Beyond online conversations and interactions, there is a great need for an AU Youth Summit of some sorts. You can’t ignore the continent’s largest population, especially considering it is poised to become the world’s largest youth population by 2100. An African Youth Summit facilitated by the AU would not only help create a sense of community between African youth but will also help in sharing ideas, identifying common challenges, and making much needed connections. Furthermore, it would be an opportunity for Africa’s current generation of leaders to interact with future leaders and collaborate in addressing the gamut of challenges Africa’s developing nations face.
Address Today’s Real Issues
Instead of living on past glories or counting past successes, the AU needs to step up to the plate and address today’s real issues. Here, climate change and China come up. Given the great impact China will -and already is – have on African countries I’m surprised the AU hasn’t come up with a regional strategy to guide member countries’ dealings with China. Many of these countries are too small to effectively negotiate on their own and really, most African leaders look to the short term benefits of engaging with emerging global leaders, especially China. If we were unable to define our strategy for dealing with the US, EU, we shouldn’t be making the same mistake twice. It seems every regional bloc has an Africa strategy, yet we don’t even have one for our traditional trade partners.

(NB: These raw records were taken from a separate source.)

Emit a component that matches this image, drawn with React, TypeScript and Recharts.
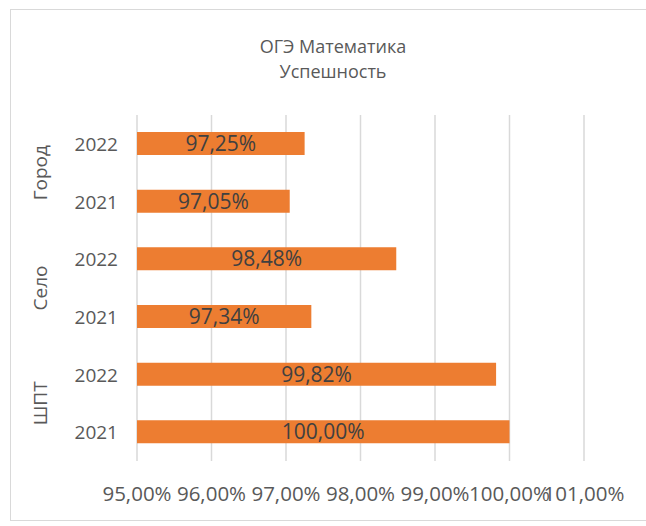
import React from 'react';
import { BarChart, Bar, XAxis, YAxis, CartesianGrid, LabelList } from 'recharts';

const groups = ['Город', 'Село', 'ШПТ'];
const years = ['2022', '2021'];
const values = [97.25, 97.05, 98.48, 97.34, 99.82, 100.0];
const xTicks = [95, 96, 97, 98, 99, 100, 101];

const rows = values.map((v, i) => ({
  key: groups[Math.floor(i / 2)] + ' ' + years[i % 2],
  group: groups[Math.floor(i / 2)],
  year: years[i % 2],
  value: v,
}));

const FONT = '"Open Sans", "Noto Sans", sans-serif';
const fmt = (v: number) => v.toFixed(2).replace('.', ',') + '%';

const YearTick = (props: any) => {
  const { y, payload, index } = props;
  const row = rows.find((r) => r.key === payload.value) || rows[index];
  const half = payload.offset || 29;
  const first = index % 2 === 0;
  return (
    <g>
      <text x={118} y={y} dy={7} textAnchor="end" fill="#595959" fontSize={19} fontFamily={FONT}>
        {row.year}
      </text>
      {first && (
        <text
          x={40}
          y={y + half}
          dy={7}
          textAnchor="middle"
          fill="#595959"
          fontSize={19}
          fontFamily={FONT}
          transform={`rotate(-90, 40, ${y + half})`}
        >
          {row.group}
        </text>
      )}
    </g>
  );
};

export default function App() {
  return (
    <div style={{ position: 'absolute', left: 0, top: 0, width: 646, height: 526, background: '#fff', overflow: 'hidden' }}>
      <div
        style={{
          position: 'absolute',
          left: 10,
          top: 9,
          width: 660,
          height: 512,
          border: '1px solid #d9d9d9',
          boxSizing: 'border-box',
        }}
      />
      <div
        style={{
          position: 'absolute',
          left: 0,
          width: 666,
          top: 34,
          textAlign: 'center',
          fontFamily: FONT,
          fontSize: 18,
          lineHeight: '25px',
          color: '#595959',
        }}
      >
        ОГЭ Математика
        <br />
        Успешность
      </div>
      <div style={{ position: 'absolute', left: 0, top: 0 }}>
        <BarChart
          width={646}
          height={526}
          data={rows}
          layout="vertical"
          margin={{ top: 115, right: 62, bottom: 0, left: 0 }}
        >
          <CartesianGrid horizontal={false} stroke="#d9d9d9" strokeWidth={1.5} />
          <XAxis
            type="number"
            domain={[95, 101]}
            ticks={xTicks}
            interval={0}
            axisLine={false}
            tickLine={false}
            tickFormatter={fmt}
            tick={{ fill: '#595959', fontSize: 20.5, fontFamily: FONT }}
            dy={17}
            height={65}
          />
          <YAxis
            type="category"
            dataKey="key"
            width={137}
            axisLine={false}
            tickLine={false}
            interval={0}
            tick={<YearTick />}
          />
          <Bar dataKey="value" fill="#ED7D31" barSize={23} isAnimationActive={false}>
            <LabelList
              dataKey="value"
              position="center"
              formatter={(v: any) => fmt(Number(v))}
              fill="#404040"
              fontSize={21}
              fontFamily={FONT}
            />
          </Bar>
        </BarChart>
      </div>
    </div>
  );
}
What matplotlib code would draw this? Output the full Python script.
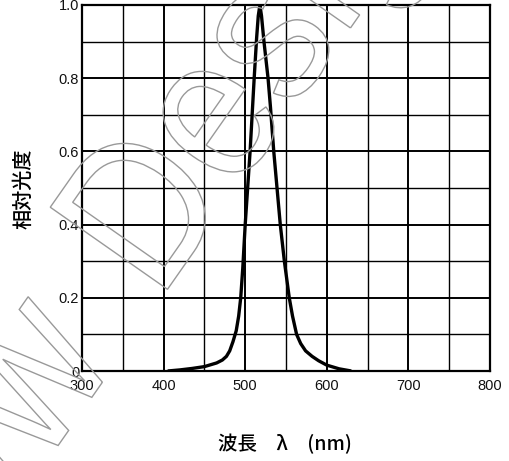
import matplotlib
matplotlib.use("Agg")
import matplotlib.pyplot as plt
import matplotlib.transforms as mtransforms
from matplotlib.textpath import TextPath
from matplotlib.patches import PathPatch
from matplotlib.font_manager import FontProperties
from matplotlib.ticker import FixedFormatter

# relative luminous intensity vs wavelength
wavelength = [405, 420, 435, 450, 465, 472, 477, 481, 485, 489, 492, 494.5, 497,
              500, 503, 506, 509, 511, 514, 516, 518, 520, 523, 526, 528, 531,
              535, 539, 543, 548, 554, 558, 563, 568, 574, 582, 590, 600, 615, 630]
intensity = [0.0, 0.003, 0.007, 0.012, 0.022, 0.03, 0.04, 0.055, 0.08, 0.11, 0.15, 0.2, 0.28,
             0.4, 0.5, 0.6, 0.72, 0.8, 0.91, 0.97, 1.0, 0.97, 0.9, 0.84, 0.8, 0.72,
             0.6, 0.5, 0.4, 0.3, 0.2, 0.15, 0.1, 0.075, 0.055, 0.04, 0.028, 0.016, 0.006, 0.0]

x_major = [300, 400, 500, 600, 700, 800]
x_minor = [350, 450, 550, 650, 750]
y_major = [0, 0.2, 0.4, 0.6, 0.8, 1.0]
y_minor = [0.1, 0.3, 0.5, 0.7, 0.9]
y_labels = ["0", "0.2", "0.4", "0.6", "0.8", "1.0"]

plt.rcParams['font.family'] = ['Liberation Sans', 'Noto Sans CJK JP', 'DejaVu Sans']

fig = plt.figure(figsize=(5.1, 4.61), dpi=100)
ax = fig.add_axes([82 / 510, 90 / 461, 408 / 510, 366 / 461])

ax.plot(wavelength, intensity, color='black', lw=2.4, solid_joinstyle='round',
        solid_capstyle='butt', zorder=3)

ax.set_xlim(300, 800)
ax.set_ylim(0, 1.0)
ax.set_xticks(x_major)
ax.set_xticks(x_minor, minor=True)
ax.set_yticks(y_major)
ax.set_yticks(y_minor, minor=True)
ax.yaxis.set_major_formatter(FixedFormatter(y_labels))
ax.grid(which='major', color='black', lw=1.4)
ax.grid(which='minor', color='black', lw=1.0)
ax.set_axisbelow(True)
ax.tick_params(which='both', length=0, labelsize=10.5, colors='#111111')
ax.tick_params(axis='x', pad=5.5)
ax.tick_params(axis='y', pad=2)
for lab in ax.get_yticklabels():
    lab.set_verticalalignment('center_baseline')
for sp in ax.spines.values():
    sp.set_linewidth(1.6)

cjk = ['Noto Sans CJK JP', 'DejaVu Sans']
fig.text(24 / 510, 1 - 189 / 461, "相対光度", rotation=90, ha='center', va='center',
         fontsize=14.5, family=cjk, weight='medium')
fig.text(285 / 510, 1 - 444 / 461, "波長　λ　(nm)", ha='center', va='center',
         fontsize=14, family=cjk, weight='medium')

# outlined diagonal watermark (slightly condensed), laid out along one baseline
# in pixel coordinates; offsets are along the baseline from the foot of the "D"
H = 461
SIZE, SX, ANGLE = 208, 0.87, 55
base_x, base_y = 167, H - 290
fp = FontProperties(family='Liberation Sans')
for word, offset in [("ww", -347), ("Design", -14)]:
    tp = TextPath((0, 0), word, size=SIZE, prop=fp)
    tr = (mtransforms.Affine2D()
          .scale(SX, 1)
          .translate(offset, 0)
          .rotate_deg(ANGLE)
          .translate(base_x, base_y))
    fig.add_artist(PathPatch(tp, transform=tr, fc='none', ec='#999999', lw=1.0, zorder=5))

fig.savefig("out.png", dpi=100, facecolor='white')
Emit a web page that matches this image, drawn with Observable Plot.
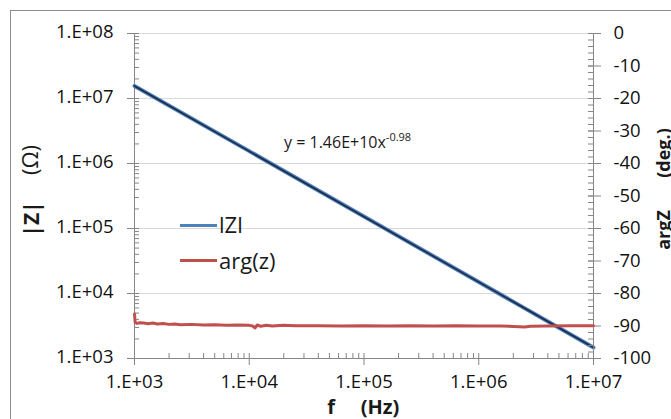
<!DOCTYPE html>
<html><head><meta charset="utf-8">
<script src="https://cdn.jsdelivr.net/npm/d3@7"></script>
<script src="https://cdn.jsdelivr.net/npm/@observablehq/plot@0.6"></script>
<style>
body{margin:0;background:#fff;font-family:"Open Sans",sans-serif;}
#wrap{position:relative;width:671px;height:419px;overflow:hidden;background:#fff;}
#wrap svg{position:absolute;left:0;top:0;}
.abs{position:absolute;white-space:pre;color:#1a1a1a;line-height:1;}
.border{position:absolute;left:10px;top:10px;width:800px;height:600px;border:1.5px solid #8c8c8c;}
.sw{position:absolute;height:3px;width:37px;}
</style></head><body><div id="wrap"><div class="border"></div></div><script>
// |Z| data
const zFreq = [1e3, 1e4, 1e5, 1e6, 1e7];
const zMag = [1.56e7, 1.55e6, 1.53e5, 1.5e4, 1.48e3];
// power-law trendline as drawn
const trendFreq = [1e3, 1e7];
const trendMag = [1.56e7, 1.48e3];
// arg(z) data (deg.)
const argFreq = [1000, 1012, 1047, 1122, 1202, 1318, 1445, 1585, 1778, 1995,
  2239, 2512, 3162, 3981, 5012, 6310, 7943, 10000, 10720, 11220,
  11750, 12590, 14130, 15850, 19950, 25120, 39810, 63100, 100000, 158500,
  251200, 398100, 631000, 1000000, 1585000, 2512000, 2818000, 3981000, 6310000, 10000000];
const argDeg = [-86.3, -88.8, -89.2, -89.0, -89.1, -89.3, -89.1, -89.4, -89.2, -89.5,
  -89.4, -89.6, -89.5, -89.7, -89.6, -89.8, -89.7, -89.8, -90.0, -90.6,
  -89.7, -90.1, -89.8, -90.0, -89.8, -89.9, -89.9, -90.0, -89.9, -90.0,
  -89.9, -90.0, -89.9, -90.0, -90.0, -90.3, -90.1, -90.0, -89.9, -89.9];
// ticks
const xTicks = [1e3, 1e4, 1e5, 1e6, 1e7];
const xTickLabels = ["1.E+03", "1.E+04", "1.E+05", "1.E+06", "1.E+07"];
const zTicks = [1e3, 1e4, 1e5, 1e6, 1e7, 1e8];
const zTickLabels = ["1.E+03", "1.E+04", "1.E+05", "1.E+06", "1.E+07", "1.E+08"];
const argTicks = [0, -10, -20, -30, -40, -50, -60, -70, -80, -90, -100];
const argTickLabels = ["0", "-10", "-20", "-30", "-40", "-50", "-60", "-70", "-80", "-90", "-100"];

const minorLog = (lo, hi) => { const r = []; for (let d = lo; d < hi; d *= 10) for (let k = 2; k <= 9; k++) r.push(d * k); return r; };
const xMinor = minorLog(1e3, 1e7);
const zMinor = minorLog(1e3, 1e8);
const argMinor = d3.range(-100, 0.1, 2);

const zTable = zFreq.map((f, i) => ({f, z: zMag[i]}));
const trendTable = trendFreq.map((f, i) => ({f, z: trendMag[i]}));
const argTable = argFreq.map((f, i) => ({f, a: argDeg[i]}));
const xLabTable = xTicks.map((v, i) => ({v, t: xTickLabels[i]}));
const zLabTable = zTicks.map((v, i) => ({v, t: zTickLabels[i]}));
const aLabTable = argTicks.map((v, i) => ({v, t: argTickLabels[i]}));

const AX = "#868686", TXT = "#111";
const common = {width: 671, height: 419, marginLeft: 134, marginRight: 78, marginTop: 33, marginBottom: 61,
  style: {fontFamily: '"Open Sans", sans-serif', fontSize: "18px", background: "transparent", overflow: "visible"}};
const none = () => "";

const p1 = Plot.plot({...common,
  x: {type: "log", domain: [1e3, 1e7]},
  y: {type: "log", domain: [1e3, 1e8]},
  marks: [
    Plot.ruleY(zTicks.slice(1), {stroke: "#d9d9d9", strokeWidth: 1}),
    Plot.ruleX([1e3], {stroke: AX}),
    Plot.ruleY([1e3], {stroke: AX}),
    Plot.axisY(zMinor, {anchor: "left", tickSize: 5, dx: 5, tickFormat: none, stroke: AX, label: null}),
    Plot.axisY(zTicks, {anchor: "left", tickSize: 12, dx: 5, tickFormat: none, stroke: AX, label: null}),
    Plot.text(zLabTable, {y: "v", text: "t", frameAnchor: "left", dx: -21, dy: -1, textAnchor: "end", fill: TXT, fontSize: 18.5}),
    Plot.axisX(xMinor, {anchor: "bottom", tickSize: 5, dy: -5, tickFormat: none, stroke: AX, label: null}),
    Plot.axisX(xTicks, {anchor: "bottom", tickSize: 12, dy: -5, tickFormat: none, stroke: AX, label: null}),
    Plot.text(xLabTable, {x: "v", text: "t", frameAnchor: "bottom", dy: 29, fill: TXT, fontSize: 18.5}),
    Plot.line(zTable, {x: "f", y: "z", stroke: "#4f81bd", strokeWidth: 4}),
    Plot.line(trendTable, {x: "f", y: "z", stroke: "#1c2b48", strokeWidth: 1.6})
  ]
});

const p2 = Plot.plot({...common,
  x: {type: "log", domain: [1e3, 1e7], axis: null},
  y: {domain: [-100, 0]},
  marks: [
    Plot.ruleX([1e7], {stroke: AX}),
    Plot.axisY(argMinor, {anchor: "right", tickSize: 6, dx: -6, tickFormat: none, stroke: AX, label: null}),
    Plot.axisY(argTicks, {anchor: "right", tickSize: 13, dx: -6, tickFormat: none, stroke: AX, label: null}),
    Plot.text(aLabTable, {y: "v", text: "t", frameAnchor: "right", dx: 20, textAnchor: "start", fill: TXT, fontSize: 18.5}),
    Plot.line(argTable, {x: "f", y: "a", stroke: "#c0504d", strokeWidth: 3})
  ]
});

const wrap = document.getElementById("wrap");
wrap.appendChild(p1);
wrap.appendChild(p2);

function add(html, css) {
  const d = document.createElement("div");
  d.className = "abs";
  d.innerHTML = html;
  Object.assign(d.style, css);
  wrap.appendChild(d);
  return d;
}
// axis titles
add('<b>f</b>', {left: "331px", top: "407px", fontSize: "20px", transform: "translate(-50%,-50%)"});
add('<b>(Hz)</b>', {left: "380px", top: "407px", fontSize: "20px", transform: "translate(-50%,-50%)"});
add('<b>|Z|</b>', {left: "31px", top: "219px", fontSize: "21px", transform: "translate(-50%,-50%) rotate(-90deg)"});
add('(Ω)', {left: "29px", top: "160px", fontSize: "22px", transform: "translate(-50%,-50%) rotate(-90deg)"});
add('<b>argZ</b>', {left: "663px", top: "230px", fontSize: "18px", transform: "translate(-50%,-50%) rotate(-90deg)"});
add('<b>(deg.)</b>', {left: "663px", top: "153px", fontSize: "18px", transform: "translate(-50%,-50%) rotate(-90deg)"});
// legend
const s1 = document.createElement("div"); s1.className = "sw"; Object.assign(s1.style, {left: "180px", top: "224px", background: "#4f81bd"}); wrap.appendChild(s1);
const s2 = document.createElement("div"); s2.className = "sw"; Object.assign(s2.style, {left: "180px", top: "259px", background: "#c0504d"}); wrap.appendChild(s2);
add('lZl', {left: "219px", top: "225px", fontSize: "22px", transform: "translateY(-55%)"});
add('arg(z)', {left: "219px", top: "261px", fontSize: "22px", transform: "translateY(-55%)"});
// trendline equation
add('y = 1.46E+10x<sup style="font-size:11px;vertical-align:7px">-0.98</sup>', {left: "284px", top: "140px", fontSize: "16px", transform: "translateY(-50%)"});
</script></body></html>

In 2009 China surpassed the US as Africa’s largest trading partner, and yet, the supposed AU China policy note is still in the works. If the AU wants to gain back some of its relevance, China is where it’s at. A comprehensive regional strategy on China will not only cover trade relations but will also address issues related to land rights and the current trend of land grabbing, oil, minerals and extractive industry issues, infrastructure, human capital development and so on. And so, China poses a challenge, but also an opportunity for the AU. How it meets this will greatly determine what it’s role on the continent will be in the next 50 years.
A Re-Orientation of Our Philosophy & Role
Finally, it is important that we Africans change our thinking. Our notions of “African time” or “African systems” have obviously not done us much good and so we need to try something else. While it’s hard to teach an old dog new tricks, new dogs can certainly learn new tricks and so the renaissance in our thinking and acting should be geared towards the youth and children. In order for this to happen however, the older generation must be willing to take a step back on some fronts or to at least listen to African youth. Furthermore, we need to work on our educational systems and shift from rote learning to encouraging critical thinking and questioning. A more strategic approach to information creation and documentation has to be taken, with an emphasis on research. Without knowing where we are, how can we figure out where we want to be or project upcoming challenges?